Regular Tau Battlesuits are comparable in size to a Marine Dreadnought (maybe a bit smaller) but are shipped with 40mm bases. To be quite honest these are far too small for the models which in turn limits the range of poses on an already fairly static model (pose wise).

Interestingly, the majority of FW Battlesuits ship with 60mm bases which suit the models far better. I have used 60mm bases on a number of regular plastic Battlesuits which allow you to spread the legs and make the models look at least a little less boring.


Comparison of 60mm vs 40mm bases










Aside from the obvious disadvantages of moving through small gaps and allowing more enemy troops to get in physical base contact for close combat does anyone see any problems with using 60mm bases for all Tau Battlesuits?
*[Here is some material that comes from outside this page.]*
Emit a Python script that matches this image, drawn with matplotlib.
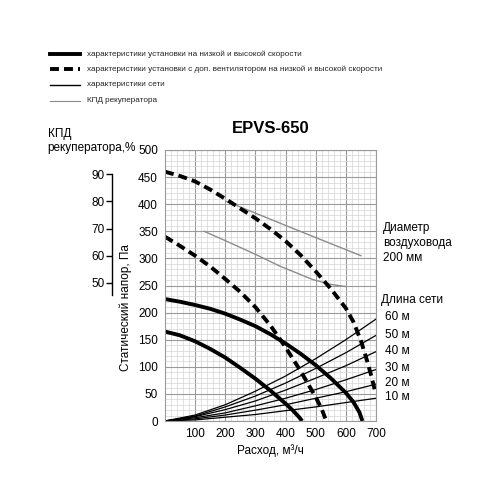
import matplotlib.pyplot as plt
from matplotlib.ticker import MultipleLocator

plt.rcParams['font.family'] = ['Liberation Sans', 'DejaVu Sans']

# fan curves (flow m3/h, pressure Pa)
q_low = [0, 50, 100, 150, 200, 250, 300, 350, 400, 425, 445, 455]
p_low = [165, 158, 147, 133, 117, 98, 78, 56, 32, 19, 7, 0]
q_high = [0, 50, 100, 150, 200, 250, 300, 350, 400, 450, 500, 550, 600, 625, 645, 655]
p_high = [225, 220, 214, 207, 198, 187, 175, 160, 143, 124, 103, 79, 52, 35, 16, 0]
q_dlow = [0, 50, 100, 150, 200, 250, 300, 350, 400, 450, 500, 520, 535]
p_dlow = [340, 323, 305, 285, 262, 238, 210, 176, 136, 92, 44, 22, 0]
q_dhigh = [0, 50, 100, 150, 200, 250, 300, 350, 400, 450, 500, 550, 600, 625, 650, 670, 685, 697]
p_dhigh = [460, 452, 442, 427, 410, 392, 374, 354, 332, 306, 276, 244, 208, 183, 148, 112, 82, 55]

# network curves for duct lengths
q_net = [0, 100, 200, 300, 400, 500, 600, 700]
net_lengths = ['10 м', '20 м', '30 м', '40 м', '50 м', '60 м']
p_net = [
    [0, 2, 7, 12, 19, 26, 34, 42],
    [0, 4, 11, 20, 30, 42, 54, 68],
    [0, 6, 15, 28, 42, 58, 76, 95],
    [0, 8, 21, 37, 57, 79, 102, 128],
    [0, 9, 26, 46, 70, 97, 126, 158],
    [0, 11, 30, 55, 83, 115, 150, 188],
]

# recuperator efficiency, %
q_eff_up = [205, 437, 650]
eff_up = [80, 69.5, 60]
q_eff_lo = [130, 215, 300, 380, 490, 550, 600]
eff_lo = [69, 64.8, 60.5, 56.2, 51.2, 49.4, 48.6]


def eff_to_p(e):
    return 5 * e + 5


def p_to_eff(p):
    return (p - 5) / 5


fig = plt.figure(figsize=(5, 5), dpi=100)
ax = fig.add_axes([0.33, 0.158, 0.422, 0.542])

ax.set_xlim(0, 700)
ax.set_ylim(0, 500)
ax.xaxis.set_major_locator(MultipleLocator(100))
ax.xaxis.set_minor_locator(MultipleLocator(20))
ax.yaxis.set_major_locator(MultipleLocator(50))
ax.yaxis.set_minor_locator(MultipleLocator(10))
ax.grid(which='major', color='#9a9a9a', lw=0.8)
ax.grid(which='minor', color='#d4d4d4', lw=0.5)
ax.set_axisbelow(True)
ax.tick_params(which='both', length=0, labelsize=8.5, pad=5)
ax.set_xticks([100, 200, 300, 400, 500, 600, 700])
for s in ax.spines.values():
    s.set_color('#9a9a9a')
    s.set_linewidth(0.8)

ax.set_xlabel('Расход, м³/ч', fontsize=8.5, labelpad=3)
ax.set_ylabel('Статический напор, Па', fontsize=8.5)
ax.yaxis.set_label_coords(-0.155, 0.42)
ax.set_title('EPVS-650', fontsize=12, fontweight='bold', pad=12)

for p in p_net:
    ax.plot(q_net, p, color='black', lw=0.9)

ax.plot(q_eff_up, [eff_to_p(e) for e in eff_up], color='#8c8c8c', lw=1.0)
ax.plot(q_eff_lo, [eff_to_p(e) for e in eff_lo], color='#8c8c8c', lw=1.0)

ax.plot(q_low, p_low, color='black', lw=2.8, solid_capstyle='butt')
ax.plot(q_high, p_high, color='black', lw=2.8, solid_capstyle='butt')
dash = (0, (2.3, 1.3))
ax.plot(q_dlow, p_dlow, color='black', lw=2.8, linestyle=dash)
ax.plot(q_dhigh, p_dhigh, color='black', lw=2.8, linestyle=dash)

# efficiency scale
sec = ax.secondary_yaxis(-0.252, functions=(p_to_eff, eff_to_p))
sec.set_yticks([50, 60, 70, 80, 90])
sec.spines['left'].set_bounds(45.5, 90)
sec.spines['left'].set_linewidth(1.0)
sec.tick_params(length=4, width=1.0, labelsize=8.5, pad=1)
fig.text(0.096, 0.732, 'КПД', fontsize=8.5, va='center')
fig.text(0.094, 0.703, 'рекуператора,%', fontsize=8.5, va='center')

# legend
legend_rows = [
    ('характеристики установки на низкой и высокой скорости', 'solid', 2.8, 'black'),
    ('характеристики установки с доп. вентилятором на низкой и высокой скорости', dash, 2.8, 'black'),
    ('характеристики сети', 'solid', 1.0, 'black'),
    ('КПД рекуператора', 'solid', 0.8, '#8c8c8c'),
]
ys = [0.892, 0.862, 0.830, 0.798]
for (txt, ls, lw, col), y in zip(legend_rows, ys):
    fig.add_artist(plt.Line2D([0.100, 0.160], [y, y], color=col, lw=lw,
                              linestyle=ls, transform=fig.transFigure))
    fig.text(0.174, y, txt, fontsize=5.9, va='center', color='#222222')

# right side annotations
fig.text(0.766, 0.544, 'Диаметр', fontsize=8.5, va='center')
fig.text(0.766, 0.514, 'воздуховода', fontsize=8.5, va='center')
fig.text(0.766, 0.484, '200 мм', fontsize=8.5, va='center')
fig.text(0.762, 0.400, 'Длина сети', fontsize=8.5, va='center')
label_y = [0.206, 0.234, 0.264, 0.298, 0.330, 0.366]
for name, y in zip(net_lengths, label_y):
    fig.text(0.770, y, name, fontsize=8.5, va='center')

fig.savefig('out.png', dpi=100, facecolor='white')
I have a load of unbuilt suits...just wondering whether to mount them all on 60mm bases.


----------



## Azkaellon (Jun 23, 2009)

There's a big problem if people are going to be idiots at tournaments other then that the larger base looks much cooler. However i must say......the one in the middle looks like he is doing a 60's Dance.........


----------



## Drannith (Sep 18, 2010)

I like the look of them a lot more on the 60 mm but sadly GW likes them all scrunched up. I guess hardcore people saying you must use the base it comes with is the biggest obstical to get around but other than that I wouldn't see a problem as it gives no benifits other than modeling.


----------



## ChaosRedCorsairLord (Apr 17, 2009)

The standard XV8 sits right on the boarder between needing a 40mm base and a 60mm base. 40mm seems a little bit small and 60mm is a little too big. FW battlesuits use a larger base, because they appear larger than the regular suits and are much more posable.
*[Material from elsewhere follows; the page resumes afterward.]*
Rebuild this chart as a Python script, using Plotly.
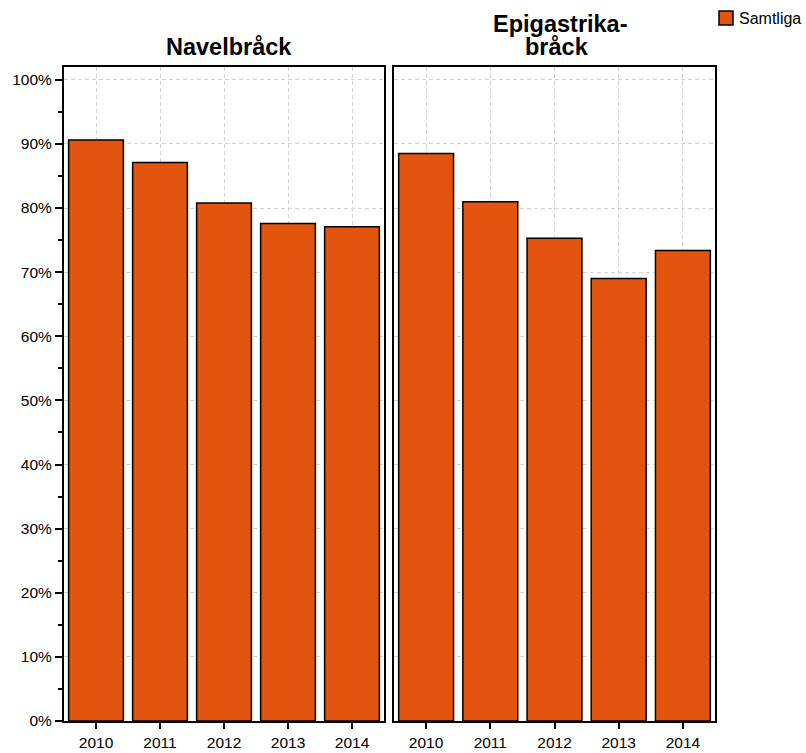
import plotly.graph_objects as go
from plotly.subplots import make_subplots

years = ["2010", "2011", "2012", "2013", "2014"]
navel = [90.6, 87.1, 80.8, 77.6, 77.1]
epigastrika = [88.5, 81.0, 75.3, 69.0, 73.4]
panel_title_1 = "Navelbråck"
panel_title_2 = ["Epigastrika-", "bråck"]
series_name = "Samtliga"
yticks = [0, 10, 20, 30, 40, 50, 60, 70, 80, 90, 100]
ytick_labels = ["0%", "10%", "20%", "30%", "40%", "50%", "60%", "70%", "80%", "90%", "100%"]

color = "#E3550F"
W, H = 806, 753
ml, mr, mt, mb = 64, 91, 67, 32
pw = W - ml - mr
ph = H - mt - mb


def px_x(x):
    return (x - ml) / pw


def px_y(y):
    return 1 - (y - mt) / ph


fig = make_subplots(rows=1, cols=2)
fig.add_trace(go.Bar(x=years, y=navel, name=series_name,
                     marker=dict(color=color, line=dict(color="black", width=1.5)),
                     width=0.855, showlegend=False), row=1, col=1)
fig.add_trace(go.Bar(x=years, y=epigastrika, name=series_name,
                     marker=dict(color=color, line=dict(color="black", width=1.5)),
                     width=0.855, showlegend=False), row=1, col=2)

font = "Liberation Sans, Arial, Helvetica, sans-serif"
grid = dict(showgrid=True, gridcolor="#d4d4d4", griddash="4px,3px", gridwidth=1)
xcommon = dict(showline=True, linecolor="black", linewidth=2, mirror=True, ticks="outside", ticklen=6,
               tickcolor="black", tickwidth=2, range=[-0.5, 4.5], automargin=False,
               tickfont=dict(size=15.5, color="black"), **grid)
ycommon = dict(showline=True, linecolor="black", linewidth=2, mirror=True, range=[0, 102],
               tickvals=yticks, zeroline=False, automargin=False, **grid)

fig.update_xaxes(**xcommon)
fig.update_layout(
    xaxis=dict(domain=[0, 320 / pw]),
    xaxis2=dict(domain=[330 / pw, 1]),
    yaxis=dict(**ycommon, ticktext=ytick_labels, ticks="outside", ticklen=7, tickwidth=2, tickcolor="black",
               tickfont=dict(size=15.5, color="black"),
               minor=dict(dtick=5, ticks="outside", ticklen=4, tickcolor="black", tickwidth=2, showgrid=False)),
    yaxis2=dict(**ycommon, showticklabels=False, ticks=""),
)

tfont = dict(size=23.5, color="black", family=font)
fig.add_annotation(text="<b>" + panel_title_1 + "</b>", x=px_x(229), y=px_y(47), xref="paper", yref="paper",
                   xanchor="center", yanchor="middle", showarrow=False, font=tfont)
fig.add_annotation(text="<b>" + panel_title_2[0] + "</b>", x=px_x(560), y=px_y(24.5), xref="paper", yref="paper",
                   xanchor="center", yanchor="middle", showarrow=False, font=tfont)
fig.add_annotation(text="<b>" + panel_title_2[1] + "</b>", x=px_x(557), y=px_y(47), xref="paper", yref="paper",
                   xanchor="center", yanchor="middle", showarrow=False, font=tfont)

# legend
fig.add_shape(type="rect", xref="paper", yref="paper", x0=px_x(719), x1=px_x(733), y0=px_y(25), y1=px_y(11),
              fillcolor=color, line=dict(color="black", width=1.5))
fig.add_annotation(text=series_name, x=px_x(737), y=px_y(18.5), xref="paper", yref="paper",
                   xanchor="left", yanchor="middle", showarrow=False,
                   font=dict(size=16, color="black", family=font))

fig.update_layout(
    width=W, height=H,
    margin=dict(l=ml, r=mr, t=mt, b=mb, autoexpand=False),
    plot_bgcolor="white", paper_bgcolor="white",
    font=dict(family=font, color="black", size=15.5),
    showlegend=False,
)

fig.write_html("out.html", config={"displayModeBar": False},
               post_script="document.body.style.margin='0';document.body.style.overflow='hidden';")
With some clever basing, you should never need to use a 60mm base anyway. Piece's of debris can be used to give smaller bases a larger area than they usually have.


----------



## Cypher871 (Aug 2, 2009)

I will have to play around with the various poses I guess...see what best fits the suits. I hate the plastic XV8's, they are so static...if and when the next Tau codex is released it would be nice to see GW produce a new line of XV8's in much the same way as the FW variants that allow for different arm and leg poses. They did it with IG Sentinals so no reason to assume they can't do it with Battlesuits.

I think my XV9's will need to stay on 60mm bases...they are a bigger size Battlesuit. I also have R'myr, a XV81 and XV89 on 60mm bases - these serve as my HQ and bodyguard.
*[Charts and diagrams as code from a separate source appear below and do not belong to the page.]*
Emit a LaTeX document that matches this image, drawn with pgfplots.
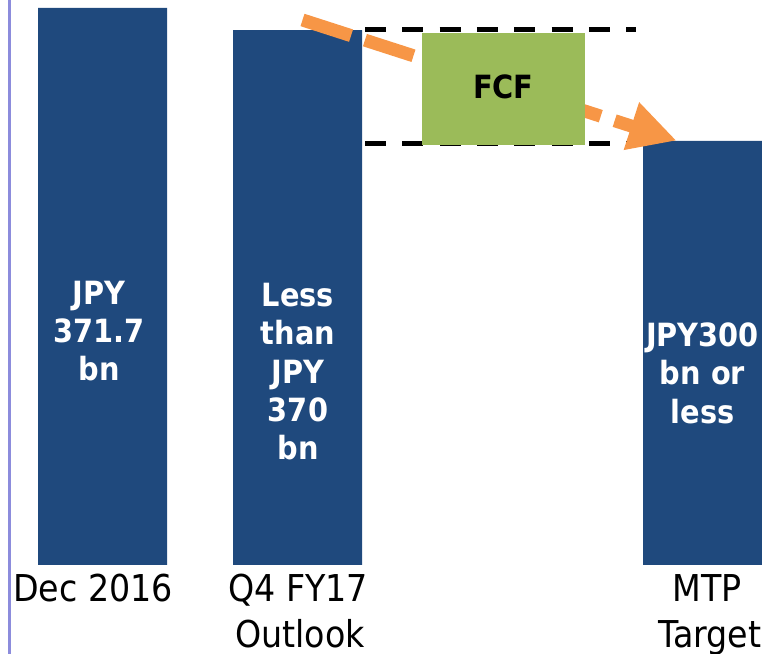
\documentclass[border=0pt]{standalone}
\usepackage{pgfplots}
\pgfplotsset{compat=1.18}
\usepackage{fontspec}
\setmainfont{DejaVu Sans Condensed}
\usetikzlibrary{arrows.meta}
\definecolor{barblue}{HTML}{1F497D}
\definecolor{fcfgreen}{HTML}{9BBB59}
\definecolor{fcforange}{HTML}{F79646}
\definecolor{lav}{RGB}{140,140,220}
\newcommand{\py}[1]{{(565-#1)/1.4985}}
\tikzset{
  bl/.style={font=\bfseries\fontsize{16pt}{19pt}\selectfont, text=white, anchor=base, inner sep=0pt},
  cl/.style={font=\fontsize{18.5pt}{22pt}\selectfont, text=black, anchor=base, inner sep=0pt},
}
\begin{document}
\begin{tikzpicture}
\begin{axis}[
  scale only axis, width=381pt, height=327pt,
  xmin=0, xmax=762, ymin=-59.39, ymax=377.04,
  hide axis, clip=true,
]
\coordinate (BL) at (rel axis cs:0,0);
\coordinate (TR) at (rel axis cs:1,1);
% left rule
\addplot[lav, line width=1.5pt] coordinates {(9.5,-60) (9.5,378)};
% bars (JPY bn)
\addplot[ybar, bar width=129, fill=barblue, draw=none] coordinates {(102.5,371.7) (297.5,357.0) (707.5,283.0)};
% dashed guide lines
\addplot[black, line width=2.5pt, dash pattern=on 10.5pt off 8.15pt] coordinates {(365,357.2) (635.7,357.2)};
\addplot[black, line width=2.5pt, dash pattern=on 10.5pt off 8.15pt] coordinates {(365,281.3) (640,281.3)};
% orange arrow
\addplot[fcforange, line width=6.5pt, dash pattern=on 25.5pt off 7.3pt, -{Triangle[length=23.8pt,width=23.3pt]}] coordinates {(302.5,363.7) (676.7,283.15)};
% FCF box
\addplot[fill=fcfgreen, draw=none] coordinates {(422.3,280.3) (585,280.3) (585,355.0) (422.3,355.0)} -- cycle;
\node[font=\bfseries\fontsize{16pt}{19pt}\selectfont, anchor=base, inner sep=0pt] at (axis cs:503.3,\py{98.3}) {FCF};
% bar labels
\node[bl] at (axis cs:99,\py{305}) {JPY};
\node[bl] at (axis cs:99,\py{342.7}) {371.7};
\node[bl] at (axis cs:99,\py{380.7}) {bn};
\node[bl] at (axis cs:298,\py{306.7}) {Less};
\node[bl] at (axis cs:298,\py{345}) {than};
\node[bl] at (axis cs:298,\py{383.3}) {JPY};
\node[bl] at (axis cs:298,\py{421.7}) {370};
\node[bl] at (axis cs:298,\py{460}) {bn};
\node[bl] at (axis cs:702.5,\py{346.7}) {JPY300};
\node[bl] at (axis cs:702.5,\py{385}) {bn or};
\node[bl] at (axis cs:702.5,\py{423.3}) {less};
% category labels
\node[cl] at (axis cs:93,\py{602}) {Dec 2016};
\node[cl] at (axis cs:298,\py{602}) {Q4 FY17};
\node[cl] at (axis cs:300,\py{647}) {Outlook};
\node[cl] at (axis cs:707,\py{602}) {MTP};
\node[cl] at (axis cs:710,\py{647}) {Target};
\end{axis}
\pgfresetboundingbox
\useasboundingbox (BL) rectangle (TR);
\end{tikzpicture}
\end{document}
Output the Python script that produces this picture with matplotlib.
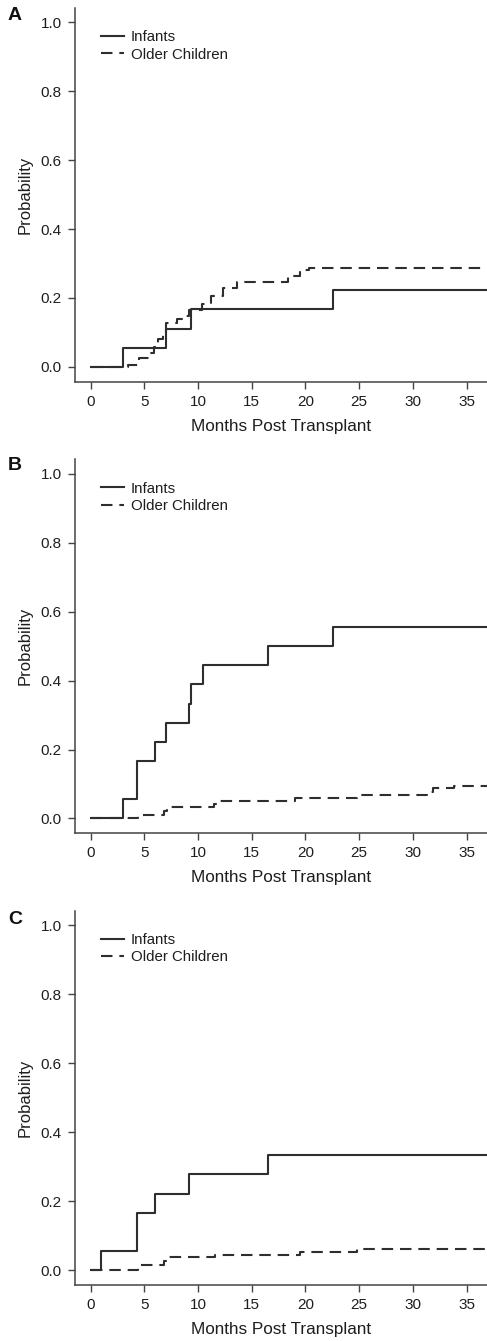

All my XV8's are actually FW XV84's without the sensor spine - 9 of them waiting to be built but as that represents £200 I don't want to fuck them up squashing them onto undersize bases. Gonna have to give this some serious consideration


----------



## bitsandkits (Mar 18, 2008)

i would go with what you fancy, unless you play competitively it shouldnt matter, the advantage would be to your opponent anyway so they would be stupid to argue, 
God i hate those models , do you pin the ankles? my brother runs a wire through the base through the foot into the ankle for support, he got sick of trying to glue them back together,the xv88 are the worst because of all the metal.


----------



## InkedDnA (Jul 8, 2011)

For visually pleasing purposes, go with the 60mm bases. They look so scrunched up on the 40mm :/ Ulitmately the decision is yours. They just look so much more comfortable on the 60mm!


----------